◆ Given instruction
Pictures stay out of this copy, which runs from the first line of the material through the line containing "top_n = 637".

◆ Source data

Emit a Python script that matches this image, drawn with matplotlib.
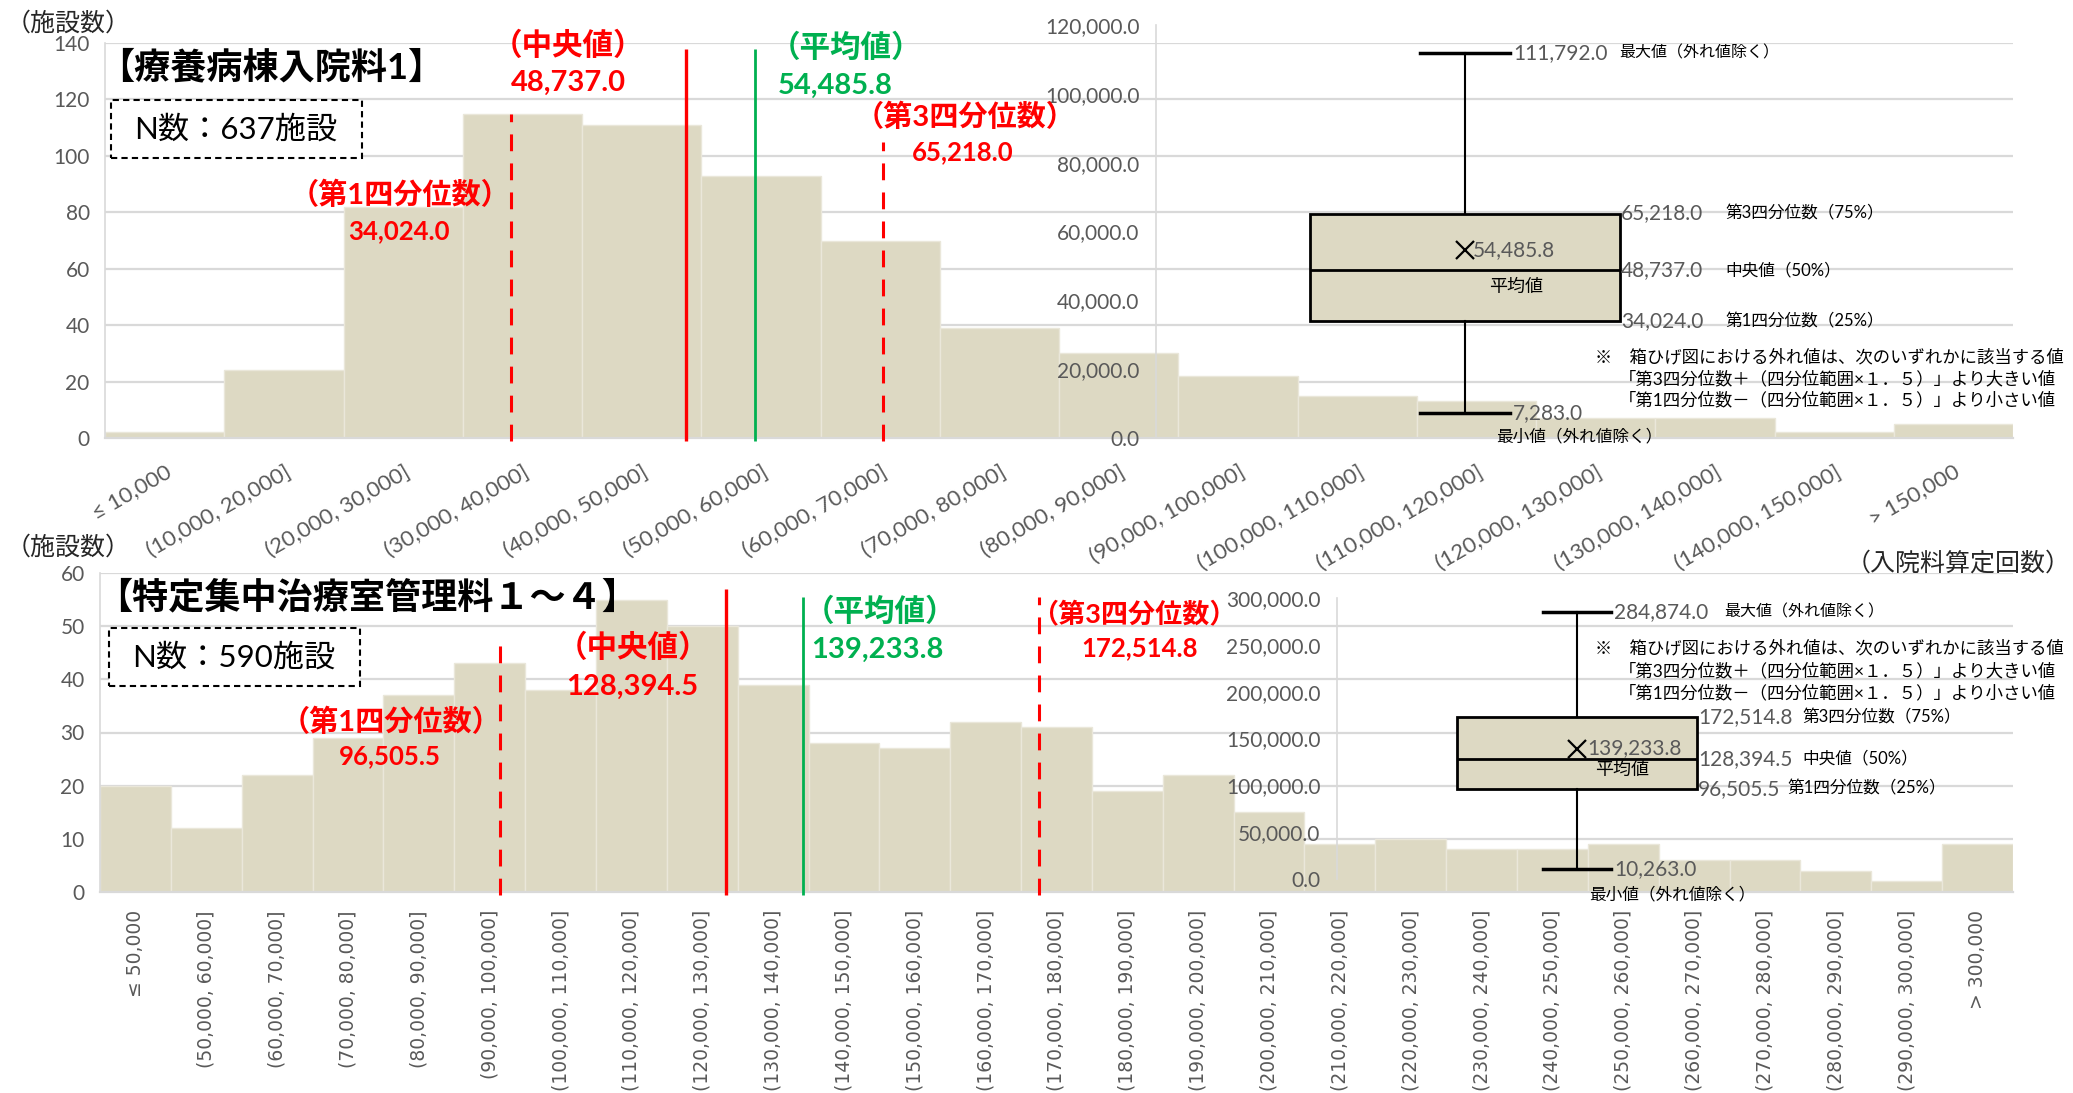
import matplotlib
matplotlib.use("Agg")
import matplotlib.pyplot as plt
from matplotlib.patches import Rectangle
from matplotlib.transforms import blended_transform_factory
import numpy as np

plt.rcParams['font.family'] = ['Lato', 'Noto Sans CJK JP']
plt.rcParams['axes.unicode_minus'] = False

# ---------------------------------------------------------------- data
top_labels = ['≤ 10,000', '(10,000, 20,000]', '(20,000, 30,000]', '(30,000, 40,000]',
              '(40,000, 50,000]', '(50,000, 60,000]', '(60,000, 70,000]', '(70,000, 80,000]',
              '(80,000, 90,000]', '(90,000, 100,000]', '(100,000, 110,000]', '(110,000, 120,000]',
              '(120,000, 130,000]', '(130,000, 140,000]', '(140,000, 150,000]', '> 150,000']
top_counts = [2, 24, 82, 115, 111, 93, 70, 39, 30, 22, 15, 13, 7, 7, 2, 5]
top_bin_start, top_bin_width = 0, 10000
top_stats = {'min': 7283.0, 'q1': 34024.0, 'med': 48737.0, 'mean': 54485.8,
             'q3': 65218.0, 'max': 111792.0}
top_title = '【療養病棟入院料1】'
top_n = 637

bot_labels = ['≤ 50,000', '(50,000, 60,000]', '(60,000, 70,000]', '(70,000, 80,000]',
              '(80,000, 90,000]', '(90,000, 100,000]', '(100,000, 110,000]', '(110,000, 120,000]',
              '(120,000, 130,000]', '(130,000, 140,000]', '(140,000, 150,000]', '(150,000, 160,000]',
              '(160,000, 170,000]', '(170,000, 180,000]', '(180,000, 190,000]', '(190,000, 200,000]',
              '(200,000, 210,000]', '(210,000, 220,000]', '(220,000, 230,000]', '(230,000, 240,000]',
              '(240,000, 250,000]', '(250,000, 260,000]', '(260,000, 270,000]', '(270,000, 280,000]',
              '(280,000, 290,000]', '(290,000, 300,000]', '> 300,000']
bot_counts = [20, 12, 22, 29, 37, 43, 38, 55, 50, 39, 28, 27, 32, 31, 19, 22, 15, 9,
              10, 8, 8, 9, 6, 6, 4, 2, 9]
bot_bin_start, bot_bin_width = 40000, 10000
bot_stats = {'min': 10263.0, 'q1': 96505.5, 'med': 128394.5, 'mean': 139233.8,
             'q3': 172514.8, 'max': 284874.0}
bot_title = '【特定集中治療室管理料１～４】'
bot_n = 590

# ---------------------------------------------------------------- style
BAR = '#DDD9C3'
GRID = '#D9D9D9'
GRAY = '#595959'
RED = '#FF0000'
GREEN = '#00B050'
W, H = 2073, 1093


def fx(px):
    return px / W


def fy(py):
    return 1 - py / H


def fmt(v):
    return f'{v:,.1f}'


fig = plt.figure(figsize=(W / 100, H / 100), dpi=100)


def hist_axes(rect, labels, counts, ymax, ystep, bottom_rot):
    ax = fig.add_axes(rect)
    x = np.arange(len(counts))
    ax.bar(x, counts, width=1.0, align='edge', color=BAR, edgecolor='#EAE7DA', linewidth=1, zorder=2)
    ax.set_xlim(0, len(counts))
    ax.set_ylim(0, ymax)
    ax.set_yticks(np.arange(0, ymax + 1, ystep))
    ax.grid(axis='y', color=GRID, linewidth=1.6)
    ax.set_axisbelow(True)
    for s in ['top', 'right']:
        ax.spines[s].set_visible(False)
    ax.spines['left'].set_color(GRID)
    ax.spines['left'].set_linewidth(1.2)
    ax.spines['bottom'].set_color(GRID)
    ax.spines['bottom'].set_linewidth(1.6)
    ax.tick_params(axis='y', length=0, pad=11, labelsize=15, labelcolor=GRAY)
    ax.set_xticks(x + 0.5)
    if bottom_rot == 90:
        ax.set_xticklabels(labels, rotation=90, fontsize=13.5, color=GRAY,
                           family=['DejaVu Sans'])
        ax.tick_params(axis='x', length=0, pad=13)
    else:
        ax.set_xticklabels(labels, rotation=bottom_rot, ha='right', va='top',
                           rotation_mode='anchor', fontsize=16, color=GRAY)
        ax.tick_params(axis='x', length=0, pad=17)
    return ax


def stat_lines(ax, stats, start, width, tops, low):
    # lines sit where the statistic falls inside its bin
    pos = {k: (stats[k] - start) / width for k in ['q1', 'med', 'mean', 'q3']}
    ax.vlines(pos['q1'], low, tops['q1'], colors=RED, linestyles=(0, (5.5, 4)), linewidth=2.2, zorder=4, clip_on=False)
    ax.vlines(pos['q3'], low, tops['q3'], colors=RED, linestyles=(0, (5.5, 4)), linewidth=2.2, zorder=4, clip_on=False)
    ax.vlines(pos['med'], low, tops['med'], colors=RED, linewidth=2.4, zorder=4, clip_on=False)
    ax.vlines(pos['mean'], low, tops['mean'], colors=GREEN, linewidth=2.0, zorder=4, clip_on=False)
    return pos


def box_inset(rect, stats, center, bw, cw, ymax, ystep):
    ax = fig.add_axes(rect)
    ax.patch.set_alpha(0)
    st = [{'med': stats['med'], 'q1': stats['q1'], 'q3': stats['q3'], 'whislo': stats['min'],
           'whishi': stats['max'], 'mean': stats['mean'], 'fliers': [], 'label': ''}]
    ax.bxp(st, positions=[center], widths=[bw], capwidths=[cw], showmeans=True, patch_artist=True,
           manage_ticks=False,
           boxprops=dict(facecolor=BAR, edgecolor='black', linewidth=2),
           medianprops=dict(color='black', linewidth=2),
           whiskerprops=dict(color='black', linewidth=1.5),
           capprops=dict(color='black', linewidth=2.5),
           meanprops=dict(marker='x', markeredgecolor='black', markersize=13, markeredgewidth=1.6))
    ax.set_xlim(0, 1)
    ax.set_ylim(0, ymax)
    ax.set_yticks(np.arange(0, ymax + 1, ystep))
    ax.set_yticklabels([fmt(v) for v in np.arange(0, ymax + 1, ystep)])
    ax.set_xticks([])
    for s in ['top', 'right', 'bottom']:
        ax.spines[s].set_visible(False)
    ax.spines['left'].set_color(GRID)
    ax.spines['left'].set_linewidth(1.2)
    ax.tick_params(axis='y', length=0, pad=12, labelsize=15, labelcolor=GRAY)
    return ax


def box_label(ax, x, v, s, dy=0, **kw):
    tr = blended_transform_factory(fig.transFigure, ax.transData)
    kw.setdefault('ha', 'left')
    ax.annotate(s, xy=(fx(x), v), xycoords=tr, xytext=(0, dy), textcoords='offset points',
                va='center', **kw)


def red_label(x, y, s, size, color=RED, ha='center'):
    fig.text(fx(x), fy(y), s, fontsize=size, fontweight='bold', color=color, ha=ha, va='center')


NOTE = ['※　箱ひげ図における外れ値は、次のいずれかに該当する値',
        '「第3四分位数＋（四分位範囲×１．５）」より大きい値',
        '「第1四分位数－（四分位範囲×１．５）」より小さい値']

# ---------------------------------------------------------------- top chart
ax1 = hist_axes([fx(105), fy(438), fx(2013) - fx(105), (438 - 43) / H],
                top_labels, top_counts, 140, 20, 30)
stat_lines(ax1, top_stats, top_bin_start, top_bin_width,
           {'q1': 115, 'q3': 105, 'med': 138, 'mean': 138}, -1.2)

fig.text(fx(6), fy(23), '（施設数）', fontsize=18, color='#262626', va='center')
fig.text(fx(98), fy(67), top_title, fontsize=26, fontweight='bold', va='center')
fig.patches.append(Rectangle((fx(111), fy(158)), fx(362) - fx(111), (158 - 100) / H,
                             transform=fig.transFigure, fc='white', ec='black', lw=1.5,
                             ls=(0, (3, 2)), zorder=5))
fig.text(fx(236), fy(129), f'N数：{top_n}施設', fontsize=22.5, ha='center', va='center', zorder=6)

red_label(400, 195, '（第1四分位数）', 21)
red_label(399, 231, fmt(top_stats['q1']), 18.5)
red_label(568, 45, '（中央値）', 22)
red_label(568, 83, fmt(top_stats['med']), 21)
red_label(770, 47, '（平均値）', 22, GREEN, 'left')
red_label(778, 86, fmt(top_stats['mean']), 21, GREEN, 'left')
red_label(965, 117, '（第3四分位数）', 21)
red_label(963, 152, fmt(top_stats['q3']), 18.5)

in1 = box_inset([fx(1156), fy(438), fx(2013) - fx(1156), (438 - 25) / H],
                top_stats, 0.3606, 0.362, 0.106, 120000, 20000)
box_label(in1, 1513, top_stats['max'], fmt(top_stats['max']), fontsize=15, color=GRAY)
box_label(in1, 1619, top_stats['max'], '最大値（外れ値除く）', fontsize=11.5)
for k, name in [('q3', '第3四分位数（75%）'), ('med', '中央値（50%）'), ('q1', '第1四分位数（25%）')]:
    box_label(in1, 1621, top_stats[k], fmt(top_stats[k]), fontsize=15, color=GRAY)
    box_label(in1, 1725, top_stats[k], name, fontsize=12)
box_label(in1, 1473, top_stats['mean'], fmt(top_stats['mean']), fontsize=15, color=GRAY)
box_label(in1, 1516, top_stats['med'], '平均値', dy=-12, fontsize=13, ha='center')
box_label(in1, 1513, top_stats['min'], fmt(top_stats['min']), fontsize=15, color=GRAY)
box_label(in1, 1496, top_stats['min'], '最小値（外れ値除く）', dy=-17, fontsize=12)
for i, line in enumerate(NOTE):
    fig.text(fx(1595 if i == 0 else 1619), fy(357 + 21.5 * i), line, fontsize=12.5, va='center')

# ---------------------------------------------------------------- bottom chart
ax2 = hist_axes([fx(100), fy(892), fx(2013) - fx(100), (892 - 573) / H],
                bot_labels, bot_counts, 60, 10, 90)
stat_lines(ax2, bot_stats, bot_bin_start, bot_bin_width,
           {'q1': 48, 'q3': 55.5, 'med': 57, 'mean': 55.5}, -0.6)

fig.text(fx(6), fy(547), '（施設数）', fontsize=18, color='#262626', va='center')
fig.text(fx(2071), fy(563), '（入院料算定回数）', fontsize=18, color='#262626', ha='right', va='center')
fig.text(fx(96), fy(597), bot_title, fontsize=26, fontweight='bold', va='center')
fig.patches.append(Rectangle((fx(109), fy(686)), fx(360) - fx(109), (686 - 628) / H,
                             transform=fig.transFigure, fc='white', ec='black', lw=1.5,
                             ls=(0, (3, 2)), zorder=5))
fig.text(fx(234), fy(657), f'N数：{bot_n}施設', fontsize=22.5, ha='center', va='center', zorder=6)

red_label(391, 722, '（第1四分位数）', 21)
red_label(390, 756, fmt(bot_stats['q1']), 18.5)
red_label(633, 647, '（中央値）', 22)
red_label(632, 687, fmt(bot_stats['med']), 21)
red_label(804, 611, '（平均値）', 22, GREEN, 'left')
red_label(811, 650, fmt(bot_stats['mean']), 21, GREEN, 'left')
red_label(1134, 614, '（第3四分位数）', 19.5)
red_label(1140, 648, fmt(bot_stats['q3']), 18.5)

in2 = box_inset([fx(1337), fy(879), fx(2013) - fx(1337), (879 - 598) / H],
                bot_stats, 0.355, 0.355, 0.102, 300000, 50000)
box_label(in2, 1614, bot_stats['max'], fmt(bot_stats['max']), fontsize=15, color=GRAY)
box_label(in2, 1724, bot_stats['max'], '最大値（外れ値除く）', fontsize=11.5)
for k, name, nx in [('q3', '第3四分位数（75%）', 1802), ('med', '中央値（50%）', 1802),
                    ('q1', '第1四分位数（25%）', 1787)]:
    box_label(in2, 1698, bot_stats[k], fmt(bot_stats[k]), fontsize=15, color=GRAY)
    box_label(in2, nx, bot_stats[k], name, fontsize=12)
box_label(in2, 1587, bot_stats['mean'], fmt(bot_stats['mean']), fontsize=15, color=GRAY)
box_label(in2, 1622, bot_stats['med'], '平均値', dy=-8, fontsize=13, ha='center')
box_label(in2, 1614, bot_stats['min'], fmt(bot_stats['min']), fontsize=15, color=GRAY)
box_label(in2, 1589, bot_stats['min'], '最小値（外れ値除く）', dy=-18, fontsize=12)
for i, line in enumerate(NOTE):
    fig.text(fx(1595 if i == 0 else 1619), fy(648 + 22.5 * i), line, fontsize=12.5, va='center')

fig.savefig('out.png', dpi=100)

◆ Answer for this exercise
Emit a Python script that matches this image, drawn with matplotlib.
import matplotlib
matplotlib.use("Agg")
import matplotlib.pyplot as plt
from matplotlib.patches import Rectangle
from matplotlib.transforms import blended_transform_factory
import numpy as np

plt.rcParams['font.family'] = ['Lato', 'Noto Sans CJK JP']
plt.rcParams['axes.unicode_minus'] = False

# ---------------------------------------------------------------- data
top_labels = ['≤ 10,000', '(10,000, 20,000]', '(20,000, 30,000]', '(30,000, 40,000]',
              '(40,000, 50,000]', '(50,000, 60,000]', '(60,000, 70,000]', '(70,000, 80,000]',
              '(80,000, 90,000]', '(90,000, 100,000]', '(100,000, 110,000]', '(110,000, 120,000]',
              '(120,000, 130,000]', '(130,000, 140,000]', '(140,000, 150,000]', '> 150,000']
top_counts = [2, 24, 82, 115, 111, 93, 70, 39, 30, 22, 15, 13, 7, 7, 2, 5]
top_bin_start, top_bin_width = 0, 10000
top_stats = {'min': 7283.0, 'q1': 34024.0, 'med': 48737.0, 'mean': 54485.8,
             'q3': 65218.0, 'max': 111792.0}
top_title = '【療養病棟入院料1】'
top_n = 637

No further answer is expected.